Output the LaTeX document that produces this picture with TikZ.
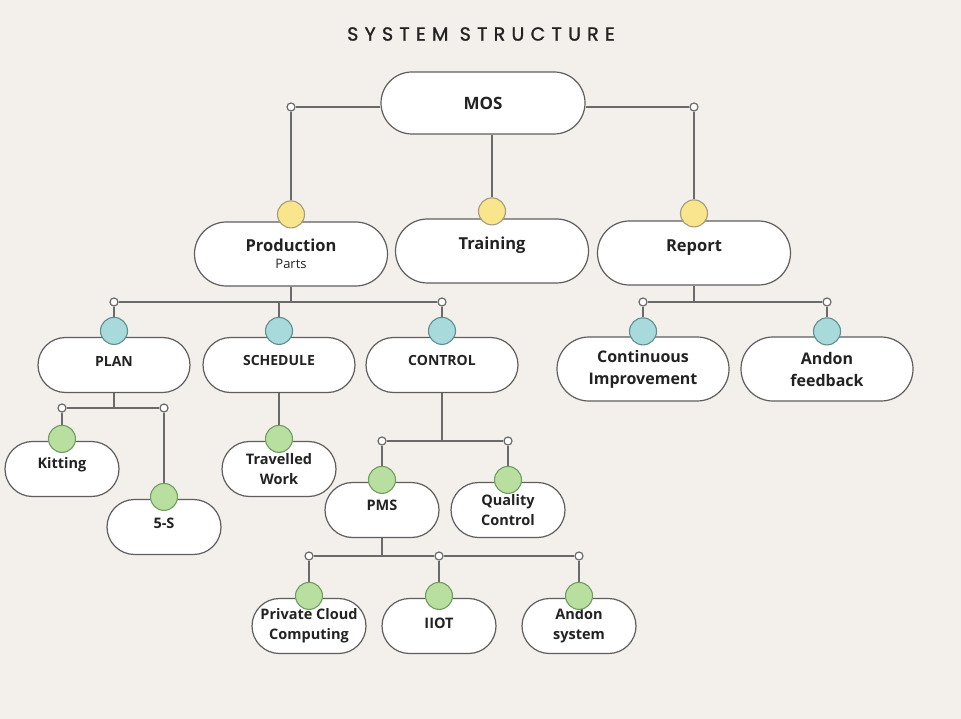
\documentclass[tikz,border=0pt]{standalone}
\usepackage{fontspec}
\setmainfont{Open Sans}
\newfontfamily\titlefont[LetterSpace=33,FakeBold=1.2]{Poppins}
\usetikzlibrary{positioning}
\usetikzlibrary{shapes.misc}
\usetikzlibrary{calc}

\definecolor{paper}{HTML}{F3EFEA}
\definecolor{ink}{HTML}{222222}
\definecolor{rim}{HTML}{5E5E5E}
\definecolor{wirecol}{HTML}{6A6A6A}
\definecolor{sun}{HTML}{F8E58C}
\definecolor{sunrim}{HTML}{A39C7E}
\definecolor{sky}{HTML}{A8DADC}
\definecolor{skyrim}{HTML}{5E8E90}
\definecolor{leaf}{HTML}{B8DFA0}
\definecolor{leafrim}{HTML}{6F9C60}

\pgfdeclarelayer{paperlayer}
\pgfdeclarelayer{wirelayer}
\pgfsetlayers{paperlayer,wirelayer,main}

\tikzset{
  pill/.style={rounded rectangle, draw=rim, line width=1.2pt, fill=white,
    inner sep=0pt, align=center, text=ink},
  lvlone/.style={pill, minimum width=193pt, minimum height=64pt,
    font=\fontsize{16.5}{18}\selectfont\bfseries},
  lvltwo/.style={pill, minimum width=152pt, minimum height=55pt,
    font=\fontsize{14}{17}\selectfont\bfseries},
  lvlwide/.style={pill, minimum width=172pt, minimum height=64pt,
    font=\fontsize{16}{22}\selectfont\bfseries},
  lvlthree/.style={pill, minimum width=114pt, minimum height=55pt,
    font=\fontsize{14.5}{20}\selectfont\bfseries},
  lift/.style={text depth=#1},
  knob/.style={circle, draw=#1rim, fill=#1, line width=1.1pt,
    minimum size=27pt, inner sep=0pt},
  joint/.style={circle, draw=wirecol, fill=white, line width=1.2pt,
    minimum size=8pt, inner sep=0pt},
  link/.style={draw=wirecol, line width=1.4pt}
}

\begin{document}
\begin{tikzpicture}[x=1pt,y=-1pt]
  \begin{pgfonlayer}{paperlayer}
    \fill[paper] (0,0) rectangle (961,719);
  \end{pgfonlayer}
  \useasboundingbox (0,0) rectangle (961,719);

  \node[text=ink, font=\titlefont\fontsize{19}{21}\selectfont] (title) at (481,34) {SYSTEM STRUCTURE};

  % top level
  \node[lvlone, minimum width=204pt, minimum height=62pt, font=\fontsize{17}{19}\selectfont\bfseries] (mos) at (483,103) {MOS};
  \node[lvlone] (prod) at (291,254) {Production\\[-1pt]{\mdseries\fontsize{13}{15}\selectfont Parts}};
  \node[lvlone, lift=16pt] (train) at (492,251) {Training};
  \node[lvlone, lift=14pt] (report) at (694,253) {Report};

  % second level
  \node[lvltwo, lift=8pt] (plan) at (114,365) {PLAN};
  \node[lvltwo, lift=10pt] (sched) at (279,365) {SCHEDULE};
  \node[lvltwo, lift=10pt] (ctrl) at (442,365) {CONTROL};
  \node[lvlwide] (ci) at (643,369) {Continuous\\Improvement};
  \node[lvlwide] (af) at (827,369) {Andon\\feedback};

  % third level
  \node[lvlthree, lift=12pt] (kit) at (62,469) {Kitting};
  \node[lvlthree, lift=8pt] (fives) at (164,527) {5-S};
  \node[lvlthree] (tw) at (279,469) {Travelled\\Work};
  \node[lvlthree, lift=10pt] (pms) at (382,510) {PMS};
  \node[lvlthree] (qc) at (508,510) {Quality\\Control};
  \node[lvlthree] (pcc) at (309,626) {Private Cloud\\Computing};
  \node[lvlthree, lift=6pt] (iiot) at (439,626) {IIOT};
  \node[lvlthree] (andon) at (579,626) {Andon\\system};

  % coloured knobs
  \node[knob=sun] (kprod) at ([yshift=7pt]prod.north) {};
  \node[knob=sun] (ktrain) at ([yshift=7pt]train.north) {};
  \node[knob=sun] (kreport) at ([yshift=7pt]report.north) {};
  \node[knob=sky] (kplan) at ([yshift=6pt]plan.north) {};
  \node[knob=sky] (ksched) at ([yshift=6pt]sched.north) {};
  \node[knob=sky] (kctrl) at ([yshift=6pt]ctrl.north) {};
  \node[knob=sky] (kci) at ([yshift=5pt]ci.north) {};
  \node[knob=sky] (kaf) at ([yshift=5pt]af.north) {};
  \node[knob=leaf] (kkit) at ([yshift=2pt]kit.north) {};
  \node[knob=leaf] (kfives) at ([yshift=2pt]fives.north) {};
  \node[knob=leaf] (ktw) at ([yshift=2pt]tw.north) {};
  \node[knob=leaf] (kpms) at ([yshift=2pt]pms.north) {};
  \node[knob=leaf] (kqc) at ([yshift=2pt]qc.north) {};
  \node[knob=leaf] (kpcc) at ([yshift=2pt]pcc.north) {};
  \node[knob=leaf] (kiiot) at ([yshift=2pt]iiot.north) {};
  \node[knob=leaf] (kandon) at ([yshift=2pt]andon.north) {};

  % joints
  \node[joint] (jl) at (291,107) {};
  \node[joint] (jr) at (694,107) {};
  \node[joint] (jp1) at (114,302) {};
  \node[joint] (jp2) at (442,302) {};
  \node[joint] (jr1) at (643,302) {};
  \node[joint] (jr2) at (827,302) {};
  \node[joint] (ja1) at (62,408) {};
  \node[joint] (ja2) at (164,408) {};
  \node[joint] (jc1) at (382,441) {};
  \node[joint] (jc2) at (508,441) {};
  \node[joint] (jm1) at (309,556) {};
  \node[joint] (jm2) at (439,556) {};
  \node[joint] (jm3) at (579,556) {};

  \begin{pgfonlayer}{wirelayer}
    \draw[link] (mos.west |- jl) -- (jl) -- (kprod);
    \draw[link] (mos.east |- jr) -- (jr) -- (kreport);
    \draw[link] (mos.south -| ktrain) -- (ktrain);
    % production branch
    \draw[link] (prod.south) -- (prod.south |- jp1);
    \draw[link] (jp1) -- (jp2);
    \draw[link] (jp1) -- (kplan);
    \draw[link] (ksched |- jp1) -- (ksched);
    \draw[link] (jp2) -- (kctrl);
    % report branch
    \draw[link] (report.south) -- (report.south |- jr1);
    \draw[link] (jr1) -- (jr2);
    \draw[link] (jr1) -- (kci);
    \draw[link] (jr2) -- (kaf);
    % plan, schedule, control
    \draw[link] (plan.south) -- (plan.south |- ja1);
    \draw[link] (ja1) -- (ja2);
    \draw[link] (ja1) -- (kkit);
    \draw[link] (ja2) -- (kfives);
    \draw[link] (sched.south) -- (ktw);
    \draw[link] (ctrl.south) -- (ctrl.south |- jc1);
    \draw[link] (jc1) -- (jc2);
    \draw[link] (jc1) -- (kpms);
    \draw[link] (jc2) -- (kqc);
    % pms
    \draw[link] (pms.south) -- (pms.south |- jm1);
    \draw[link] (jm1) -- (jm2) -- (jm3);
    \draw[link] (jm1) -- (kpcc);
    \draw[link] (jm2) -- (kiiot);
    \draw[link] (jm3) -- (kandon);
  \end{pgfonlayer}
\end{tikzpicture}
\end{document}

+++++

→ Given instruction
Repeat the data exactly in full, omitting its pictures.

→ Exercise result
Output the LaTeX document that produces this picture with TikZ.
\documentclass[tikz,border=0pt]{standalone}
\usepackage{fontspec}
\setmainfont{Open Sans}
\newfontfamily\titlefont[LetterSpace=33,FakeBold=1.2]{Poppins}
\usetikzlibrary{positioning}
\usetikzlibrary{shapes.misc}
\usetikzlibrary{calc}

\definecolor{paper}{HTML}{F3EFEA}
\definecolor{ink}{HTML}{222222}
\definecolor{rim}{HTML}{5E5E5E}
\definecolor{wirecol}{HTML}{6A6A6A}
\definecolor{sun}{HTML}{F8E58C}
\definecolor{sunrim}{HTML}{A39C7E}
\definecolor{sky}{HTML}{A8DADC}
\definecolor{skyrim}{HTML}{5E8E90}
\definecolor{leaf}{HTML}{B8DFA0}
\definecolor{leafrim}{HTML}{6F9C60}

\pgfdeclarelayer{paperlayer}
\pgfdeclarelayer{wirelayer}
\pgfsetlayers{paperlayer,wirelayer,main}

\tikzset{
  pill/.style={rounded rectangle, draw=rim, line width=1.2pt, fill=white,
    inner sep=0pt, align=center, text=ink},
  lvlone/.style={pill, minimum width=193pt, minimum height=64pt,
    font=\fontsize{16.5}{18}\selectfont\bfseries},
  lvltwo/.style={pill, minimum width=152pt, minimum height=55pt,
    font=\fontsize{14}{17}\selectfont\bfseries},
  lvlwide/.style={pill, minimum width=172pt, minimum height=64pt,
    font=\fontsize{16}{22}\selectfont\bfseries},
  lvlthree/.style={pill, minimum width=114pt, minimum height=55pt,
    font=\fontsize{14.5}{20}\selectfont\bfseries},
  lift/.style={text depth=#1},
  knob/.style={circle, draw=#1rim, fill=#1, line width=1.1pt,
    minimum size=27pt, inner sep=0pt},
  joint/.style={circle, draw=wirecol, fill=white, line width=1.2pt,
    minimum size=8pt, inner sep=0pt},
  link/.style={draw=wirecol, line width=1.4pt}
}

\begin{document}
\begin{tikzpicture}[x=1pt,y=-1pt]
  \begin{pgfonlayer}{paperlayer}
    \fill[paper] (0,0) rectangle (961,719);
  \end{pgfonlayer}
  \useasboundingbox (0,0) rectangle (961,719);

  \node[text=ink, font=\titlefont\fontsize{19}{21}\selectfont] (title) at (481,34) {SYSTEM STRUCTURE};

  % top level
  \node[lvlone, minimum width=204pt, minimum height=62pt, font=\fontsize{17}{19}\selectfont\bfseries] (mos) at (483,103) {MOS};
  \node[lvlone] (prod) at (291,254) {Production\\[-1pt]{\mdseries\fontsize{13}{15}\selectfont Parts}};
  \node[lvlone, lift=16pt] (train) at (492,251) {Training};
  \node[lvlone, lift=14pt] (report) at (694,253) {Report};

  % second level
  \node[lvltwo, lift=8pt] (plan) at (114,365) {PLAN};
  \node[lvltwo, lift=10pt] (sched) at (279,365) {SCHEDULE};
  \node[lvltwo, lift=10pt] (ctrl) at (442,365) {CONTROL};
  \node[lvlwide] (ci) at (643,369) {Continuous\\Improvement};
  \node[lvlwide] (af) at (827,369) {Andon\\feedback};

  % third level
  \node[lvlthree, lift=12pt] (kit) at (62,469) {Kitting};
  \node[lvlthree, lift=8pt] (fives) at (164,527) {5-S};
  \node[lvlthree] (tw) at (279,469) {Travelled\\Work};
  \node[lvlthree, lift=10pt] (pms) at (382,510) {PMS};
  \node[lvlthree] (qc) at (508,510) {Quality\\Control};
  \node[lvlthree] (pcc) at (309,626) {Private Cloud\\Computing};
  \node[lvlthree, lift=6pt] (iiot) at (439,626) {IIOT};
  \node[lvlthree] (andon) at (579,626) {Andon\\system};

  % coloured knobs
  \node[knob=sun] (kprod) at ([yshift=7pt]prod.north) {};
  \node[knob=sun] (ktrain) at ([yshift=7pt]train.north) {};
  \node[knob=sun] (kreport) at ([yshift=7pt]report.north) {};
  \node[knob=sky] (kplan) at ([yshift=6pt]plan.north) {};
  \node[knob=sky] (ksched) at ([yshift=6pt]sched.north) {};
  \node[knob=sky] (kctrl) at ([yshift=6pt]ctrl.north) {};
  \node[knob=sky] (kci) at ([yshift=5pt]ci.north) {};
  \node[knob=sky] (kaf) at ([yshift=5pt]af.north) {};
  \node[knob=leaf] (kkit) at ([yshift=2pt]kit.north) {};
  \node[knob=leaf] (kfives) at ([yshift=2pt]fives.north) {};
  \node[knob=leaf] (ktw) at ([yshift=2pt]tw.north) {};
  \node[knob=leaf] (kpms) at ([yshift=2pt]pms.north) {};
  \node[knob=leaf] (kqc) at ([yshift=2pt]qc.north) {};
  \node[knob=leaf] (kpcc) at ([yshift=2pt]pcc.north) {};
  \node[knob=leaf] (kiiot) at ([yshift=2pt]iiot.north) {};
  \node[knob=leaf] (kandon) at ([yshift=2pt]andon.north) {};

  % joints
  \node[joint] (jl) at (291,107) {};
  \node[joint] (jr) at (694,107) {};
  \node[joint] (jp1) at (114,302) {};
  \node[joint] (jp2) at (442,302) {};
  \node[joint] (jr1) at (643,302) {};
  \node[joint] (jr2) at (827,302) {};
  \node[joint] (ja1) at (62,408) {};
  \node[joint] (ja2) at (164,408) {};
  \node[joint] (jc1) at (382,441) {};
  \node[joint] (jc2) at (508,441) {};
  \node[joint] (jm1) at (309,556) {};
  \node[joint] (jm2) at (439,556) {};
  \node[joint] (jm3) at (579,556) {};

  \begin{pgfonlayer}{wirelayer}
    \draw[link] (mos.west |- jl) -- (jl) -- (kprod);
    \draw[link] (mos.east |- jr) -- (jr) -- (kreport);
    \draw[link] (mos.south -| ktrain) -- (ktrain);
    % production branch
    \draw[link] (prod.south) -- (prod.south |- jp1);
    \draw[link] (jp1) -- (jp2);
    \draw[link] (jp1) -- (kplan);
    \draw[link] (ksched |- jp1) -- (ksched);
    \draw[link] (jp2) -- (kctrl);
    % report branch
    \draw[link] (report.south) -- (report.south |- jr1);
    \draw[link] (jr1) -- (jr2);
    \draw[link] (jr1) -- (kci);
    \draw[link] (jr2) -- (kaf);
    % plan, schedule, control
    \draw[link] (plan.south) -- (plan.south |- ja1);
    \draw[link] (ja1) -- (ja2);
    \draw[link] (ja1) -- (kkit);
    \draw[link] (ja2) -- (kfives);
    \draw[link] (sched.south) -- (ktw);
    \draw[link] (ctrl.south) -- (ctrl.south |- jc1);
    \draw[link] (jc1) -- (jc2);
    \draw[link] (jc1) -- (kpms);
    \draw[link] (jc2) -- (kqc);
    % pms
    \draw[link] (pms.south) -- (pms.south |- jm1);
    \draw[link] (jm1) -- (jm2) -- (jm3);
    \draw[link] (jm1) -- (kpcc);
    \draw[link] (jm2) -- (kiiot);
    \draw[link] (jm3) -- (kandon);
  \end{pgfonlayer}
\end{tikzpicture}
\end{document}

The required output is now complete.